El Año de la fe será una buena oportunidad para intensificar el testimonio de la caridad. San Pablo nos recuerda: «Ahora subsisten la fe, la esperanza y la caridad, estas tres. Pero la mayor de ellas es la caridad» (1 Co 13, 13). Con palabras aún más fuertes —que siempre atañen a los cristianos—, el apóstol Santiago dice: «¿De qué le sirve a uno, hermanos míos, decir que tiene fe, si no tiene obras? ¿Podrá acaso salvarlo esa fe? Si un hermano o una hermana andan desnudos y faltos de alimento diario y alguno de vosotros les dice: “Id en paz, abrigaos y saciaos”, pero no les da lo necesario para el cuerpo, ¿de qué sirve? Así es también la fe: si no se tienen obras, está muerta por dentro. Pero alguno dirá: “Tú tienes fe y yo tengo obras, muéstrame esa fe tuya sin las obras, y yo con mis obras te mostraré la fe”» (St 2, 14-18).
La
fe sin la caridad no da fruto, y la caridad sin fe sería un sentimiento
constantemente a merced de la duda. La fe y el amor se necesitan mutuamente, de
modo que una permite a la otra seguir su camino. En efecto, muchos cristianos
dedican sus vidas con amor a quien está solo, marginado o excluido, como el
primero a quien hay que atender y el más importante que socorrer, porque
precisamente en él se refleja el rostro mismo de Cristo. Gracias a la fe
podemos reconocer en quienes piden nuestro amor el rostro del Señor resucitado.
«Cada vez que lo hicisteis con uno de estos, mis hermanos más pequeños, conmigo
lo hicisteis» (Mt 25, 40): estas palabras suyas son una advertencia que no se
ha de olvidar, y una invitación perenne a devolver ese amor con el que él cuida
de nosotros.
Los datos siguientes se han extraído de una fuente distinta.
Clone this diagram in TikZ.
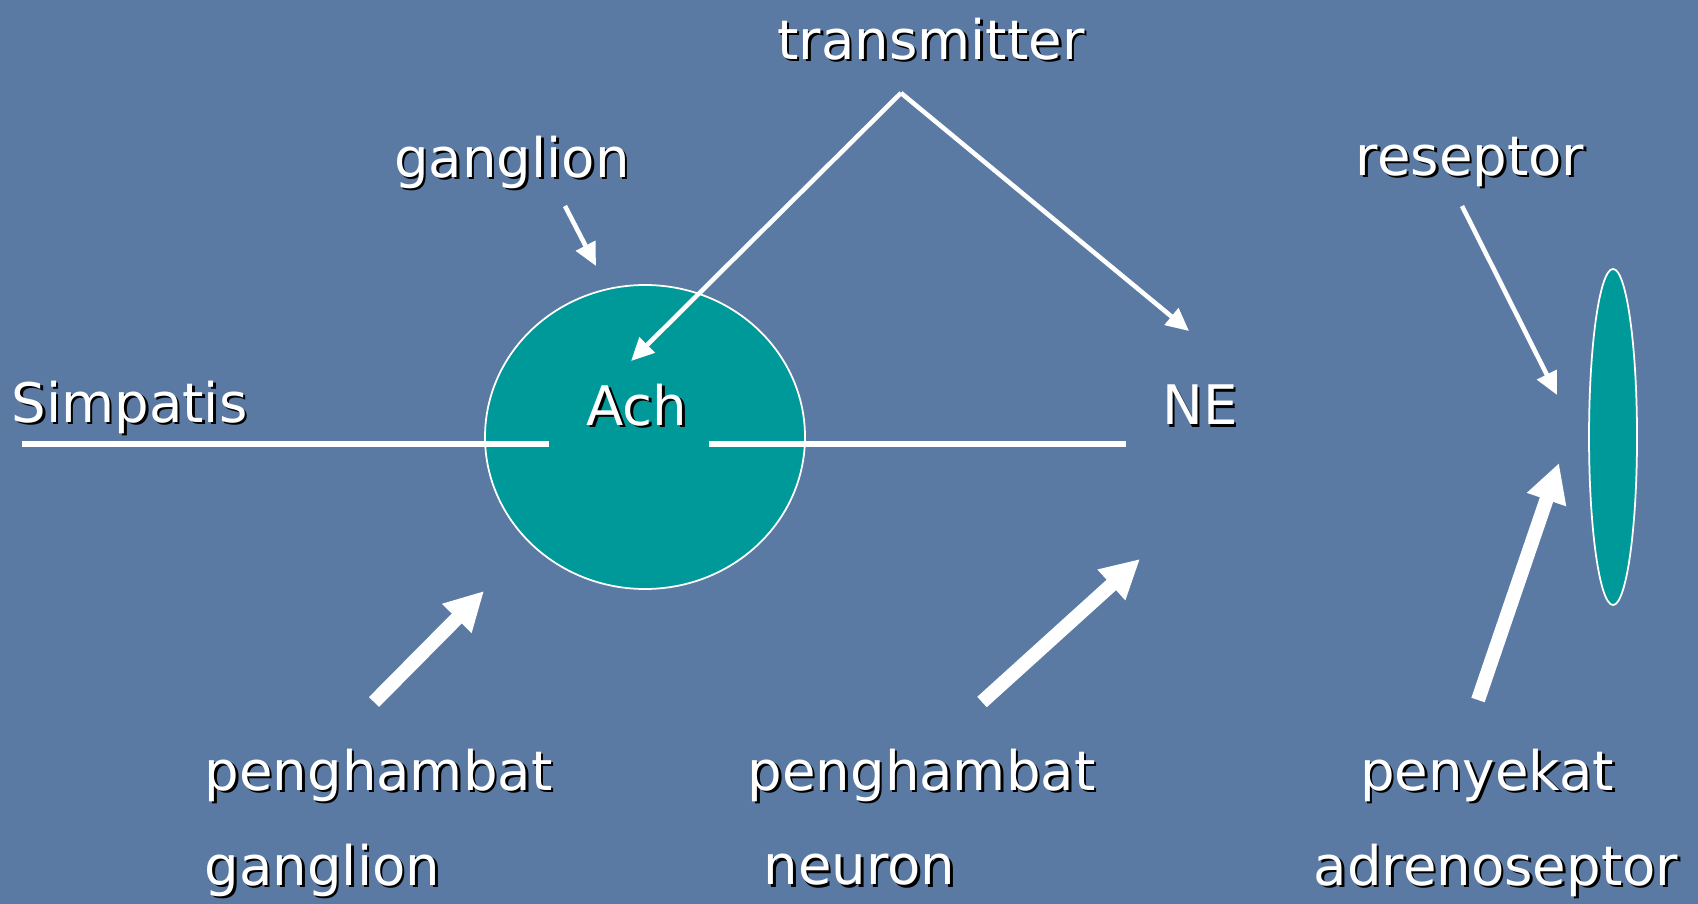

Es la fe la que nos permite reconocer a Cristo, y es su mismo amor
el que impulsa a socorrerlo cada vez que se hace nuestro prójimo en el camino
de la vida. Sostenidos por la fe, miramos con esperanza a nuestro compromiso en
el mundo, aguardando «unos cielos nuevos y una tierra nueva en los que habite
la justicia» (2 P 3, 13; cf. Ap 21, 1).